Hold Me Tight: Stable Encoder-Decoder Design for Speech Enhancement
This work addresses training challenges in speech enhancement models, offering a stable encoder-decoder design that is incremental but domain-specific.
The paper tackles the instability and training difficulty of 1-D convolutional filters in speech enhancement by combining auditory filterbank preprocessing, frame theory-based unsupervised objectives, and mixed compressed spectral norms, resulting in significant improvements in perceptual speech quality (PESQ).

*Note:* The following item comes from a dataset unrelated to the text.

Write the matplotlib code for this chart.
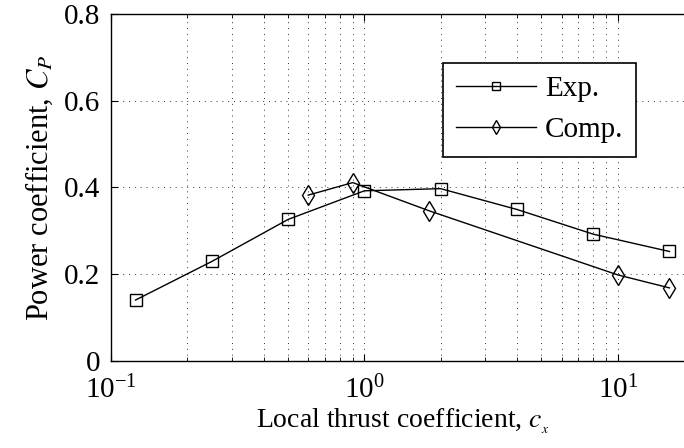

Convolutional layers with 1-D filters are often used as frontend to encode audio signals. Unlike fixed time-frequency representations, they can adapt to the local characteristics of input data. However, 1-D filters on raw audio are hard to train and often suffer from instabilities. In this paper, we address these problems with hybrid solutions, i.e., combining theory-driven and data-driven approaches. First, we preprocess the audio signals via a auditory filterbank, guaranteeing good frequency localization for the learned encoder. Second, we use results from frame theory to define an unsupervised learning objective that encourages energy conservation and perfect reconstruction. Third, we adapt mixed compressed spectral norms as learning objectives to the encoder coefficients. Using these solutions in a low-complexity encoder-mask-decoder model significantly improves the perceptual evaluation of speech quality (PESQ) in speech enhancement.